▸ **Task directions**
Write every line out verbatim and omit the pictures.

┌─ Records for this exercise

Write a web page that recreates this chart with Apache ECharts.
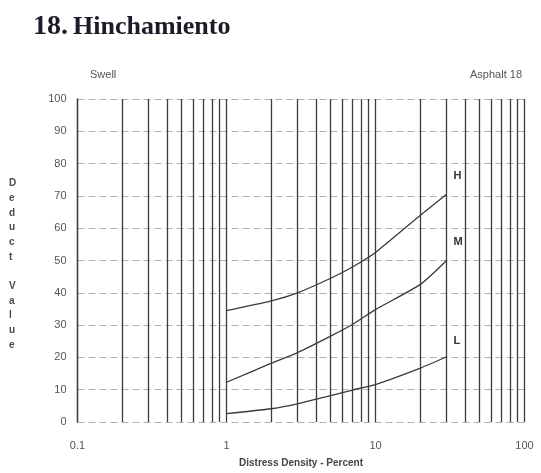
<!DOCTYPE html>
<html>
<head>
<meta charset="utf-8">
<script src="https://cdn.jsdelivr.net/npm/echarts@6/dist/echarts.min.js"></script>
<style>
  html, body { margin: 0; padding: 0; background: #ffffff; }
  #chart { width: 541px; height: 473px; }
</style>
</head>
<body>
<div id="chart"></div>
<script>
// Deduct value curves for swell (asphalt pavement, distress 18)
const densityH = [1, 2, 3, 5, 7, 10, 20, 30];
const valuesH  = [34.5, 37.5, 40, 44.5, 48, 52.5, 64, 70.5];
const densityM = [1, 2, 3, 5, 7, 10, 20, 30];
const valuesM  = [12.3, 18.2, 21.5, 26.6, 30.2, 34.8, 42.6, 50];
const densityL = [1, 2, 3, 5, 7, 10, 20, 30];
const valuesL  = [2.6, 4.1, 5.6, 8.2, 9.9, 11.6, 16.7, 20.2];

// Log-paper vertical rules (every unit step inside each decade)
const logRules = [
  0.1, 0.2, 0.3, 0.4, 0.5, 0.6, 0.7, 0.8, 0.9,
  1, 2, 3, 4, 5, 6, 7, 8, 9,
  10, 20, 30, 40, 50, 60, 70, 80, 90,
  100
];
const xTickLabels = { '0.1': '0.1', '1': '1', '10': '10', '100': '100' };
const yTicks = [0, 10, 20, 30, 40, 50, 60, 70, 80, 90, 100];

const pairs = (xs, ys) => xs.map((x, i) => [x, ys[i]]);

function curve(name, xs, ys, labelOffset) {
  return {
    name: name,
    type: 'line',
    data: pairs(xs, ys),
    smooth: 0.2,
    symbol: 'none',
    lineStyle: { color: '#3a3a3a', width: 1.3 },
    endLabel: {
      show: true,
      formatter: name,
      offset: labelOffset,
      color: '#333',
      fontSize: 11,
      fontWeight: 'bold',
      fontFamily: 'Liberation Sans, Arial, sans-serif'
    },
    z: 5
  };
}

const chart = echarts.init(document.getElementById('chart'), null, { renderer: 'canvas' });

const series = [
  curve('H', densityH, valuesH, [-1, -18]),
  curve('M', densityM, valuesM, [-1, -19]),
  curve('L', densityL, valuesL, [-1, -16]),
  {
    name: 'rules',
    type: 'line',
    data: [],
    silent: true,
    clip: false,
    markLine: {
      silent: true,
      symbol: 'none',
      label: { show: false },
      lineStyle: { color: '#3c3c3c', width: 1.3, type: 'solid' },
      data: logRules.map(v => ({ xAxis: v }))
    }
  }
];

chart.setOption({
  backgroundColor: '#ffffff',
  animation: false,
  grid: { left: 77.5, right: 16.5, top: 99, bottom: 48 },
  title: {
    text: '{n|18.} {t|Hinchamiento}',
    left: 28,
    top: 8,
    textStyle: {
      rich: {
        n: { fontFamily: 'Liberation Serif, Times New Roman, serif', fontSize: 28, fontWeight: 'bold', color: '#1c1c28' },
        t: { fontFamily: 'Liberation Serif, Times New Roman, serif', fontSize: 26, fontWeight: 'bold', color: '#1c1c28' }
      }
    }
  },
  xAxis: {
    type: 'log',
    logBase: 10,
    min: 0.1,
    max: 100,
    name: 'Distress Density - Percent',
    nameLocation: 'middle',
    nameGap: 36,
    nameTextStyle: {
      fontFamily: 'Liberation Sans, Arial, sans-serif',
      fontSize: 10,
      fontWeight: 'bold',
      color: '#444'
    },
    axisLine: { show: false },
    axisTick: { show: false },
    splitLine: { show: false },
    axisLabel: {
      margin: 18,
      fontFamily: 'Liberation Sans, Arial, sans-serif',
      fontSize: 11,
      color: '#555',
      formatter: v => {
        const k = String(Math.round(v * 10) / 10);
        return xTickLabels[k] || '';
      }
    }
  },
  yAxis: {
    type: 'value',
    min: 0,
    max: 100,
    interval: 10,
    axisLine: {
      show: true,
      lineStyle: { color: '#3c3c3c', width: 1.3 }
    },
    axisTick: { show: false },
    axisLabel: {
      margin: 11,
      fontFamily: 'Liberation Sans, Arial, sans-serif',
      fontSize: 11,
      color: '#555',
      formatter: v => (yTicks.indexOf(v) >= 0 ? String(v) : '')
    },
    splitLine: {
      show: true,
      lineStyle: { color: '#b0b0b0', width: 1, type: [7, 4] }
    }
  },
  graphic: [
    {
      type: 'text',
      left: 90,
      top: 69,
      style: {
        text: 'Swell',
        font: '11px "Liberation Sans", Arial, sans-serif',
        fill: '#555'
      }
    },
    {
      type: 'text',
      right: 19,
      top: 69,
      style: {
        text: 'Asphalt 18',
        font: '11px "Liberation Sans", Arial, sans-serif',
        fill: '#555'
      }
    },
    {
      type: 'text',
      left: 9,
      top: 176,
      style: {
        text: 'D\ne\nd\nu\nc\nt\n\nV\na\nl\nu\ne',
        font: 'bold 10px "Liberation Sans", Arial, sans-serif',
        lineHeight: 14.7,
        fill: '#4a4a4a',
        align: 'center'
      }
    }
  ],
  series: series
});
</script>
</body>
</html>
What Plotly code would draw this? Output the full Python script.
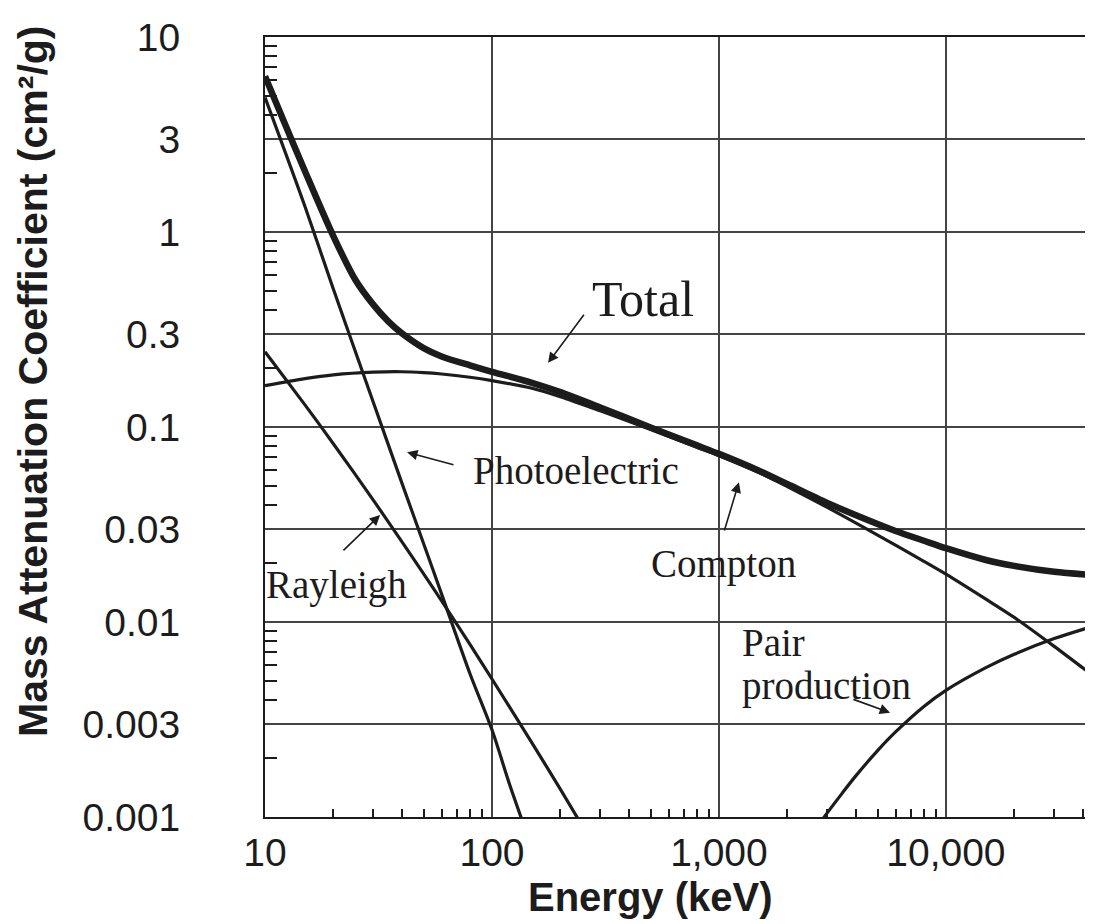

└─

▸ **Response to this exercise**
Write a web page that recreates this chart with Apache ECharts.
<!DOCTYPE html>
<html>
<head>
<meta charset="utf-8">
<script src="https://cdn.jsdelivr.net/npm/echarts@6/dist/echarts.min.js"></script>
<style>
  html, body { margin: 0; padding: 0; background: #ffffff; }
  #chart { width: 541px; height: 473px; }
</style>
</head>
<body>
<div id="chart"></div>
<script>
// Deduct value curves for swell (asphalt pavement, distress 18)
const densityH = [1, 2, 3, 5, 7, 10, 20, 30];
const valuesH  = [34.5, 37.5, 40, 44.5, 48, 52.5, 64, 70.5];
const densityM = [1, 2, 3, 5, 7, 10, 20, 30];
const valuesM  = [12.3, 18.2, 21.5, 26.6, 30.2, 34.8, 42.6, 50];
const densityL = [1, 2, 3, 5, 7, 10, 20, 30];
const valuesL  = [2.6, 4.1, 5.6, 8.2, 9.9, 11.6, 16.7, 20.2];

// Log-paper vertical rules (every unit step inside each decade)
const logRules = [
  0.1, 0.2, 0.3, 0.4, 0.5, 0.6, 0.7, 0.8, 0.9,
  1, 2, 3, 4, 5, 6, 7, 8, 9,
  10, 20, 30, 40, 50, 60, 70, 80, 90,
  100
];
const xTickLabels = { '0.1': '0.1', '1': '1', '10': '10', '100': '100' };
const yTicks = [0, 10, 20, 30, 40, 50, 60, 70, 80, 90, 100];

const pairs = (xs, ys) => xs.map((x, i) => [x, ys[i]]);

function curve(name, xs, ys, labelOffset) {
  return {
    name: name,
    type: 'line',
    data: pairs(xs, ys),
    smooth: 0.2,
    symbol: 'none',
    lineStyle: { color: '#3a3a3a', width: 1.3 },
    endLabel: {
      show: true,
      formatter: name,
      offset: labelOffset,
      color: '#333',
      fontSize: 11,
      fontWeight: 'bold',
      fontFamily: 'Liberation Sans, Arial, sans-serif'
    },
    z: 5
  };
}

const chart = echarts.init(document.getElementById('chart'), null, { renderer: 'canvas' });

const series = [
  curve('H', densityH, valuesH, [-1, -18]),
  curve('M', densityM, valuesM, [-1, -19]),
  curve('L', densityL, valuesL, [-1, -16]),
  {
    name: 'rules',
    type: 'line',
    data: [],
    silent: true,
    clip: false,
    markLine: {
      silent: true,
      symbol: 'none',
      label: { show: false },
      lineStyle: { color: '#3c3c3c', width: 1.3, type: 'solid' },
      data: logRules.map(v => ({ xAxis: v }))
    }
  }
];

chart.setOption({
  backgroundColor: '#ffffff',
  animation: false,
  grid: { left: 77.5, right: 16.5, top: 99, bottom: 48 },
  title: {
    text: '{n|18.} {t|Hinchamiento}',
    left: 28,
    top: 8,
    textStyle: {
      rich: {
        n: { fontFamily: 'Liberation Serif, Times New Roman, serif', fontSize: 28, fontWeight: 'bold', color: '#1c1c28' },
        t: { fontFamily: 'Liberation Serif, Times New Roman, serif', fontSize: 26, fontWeight: 'bold', color: '#1c1c28' }
      }
    }
  },
  xAxis: {
    type: 'log',
    logBase: 10,
    min: 0.1,
    max: 100,
    name: 'Distress Density - Percent',
    nameLocation: 'middle',
    nameGap: 36,
    nameTextStyle: {
      fontFamily: 'Liberation Sans, Arial, sans-serif',
      fontSize: 10,
      fontWeight: 'bold',
      color: '#444'
    },
    axisLine: { show: false },
    axisTick: { show: false },
    splitLine: { show: false },
    axisLabel: {
      margin: 18,
      fontFamily: 'Liberation Sans, Arial, sans-serif',
      fontSize: 11,
      color: '#555',
      formatter: v => {
        const k = String(Math.round(v * 10) / 10);
        return xTickLabels[k] || '';
      }
    }
  },
  yAxis: {
    type: 'value',
    min: 0,
    max: 100,
    interval: 10,
    axisLine: {
      show: true,
      lineStyle: { color: '#3c3c3c', width: 1.3 }
    },
    axisTick: { show: false },
    axisLabel: {
      margin: 11,
      fontFamily: 'Liberation Sans, Arial, sans-serif',
      fontSize: 11,
      color: '#555',
      formatter: v => (yTicks.indexOf(v) >= 0 ? String(v) : '')
    },
    splitLine: {
      show: true,
      lineStyle: { color: '#b0b0b0', width: 1, type: [7, 4] }
    }
  },
  graphic: [
    {
      type: 'text',
      left: 90,
      top: 69,
      style: {
        text: 'Swell',
        font: '11px "Liberation Sans", Arial, sans-serif',
        fill: '#555'
      }
    },
    {
      type: 'text',
      right: 19,
      top: 69,
      style: {
        text: 'Asphalt 18',
        font: '11px "Liberation Sans", Arial, sans-serif',
        fill: '#555'
      }
    },
    {
      type: 'text',
      left: 9,
      top: 176,
      style: {
        text: 'D\ne\nd\nu\nc\nt\n\nV\na\nl\nu\ne',
        font: 'bold 10px "Liberation Sans", Arial, sans-serif',
        lineHeight: 14.7,
        fill: '#4a4a4a',
        align: 'center'
      }
    }
  ],
  series: series
});
</script>
</body>
</html>
What Plotly code would draw this? Output the full Python script.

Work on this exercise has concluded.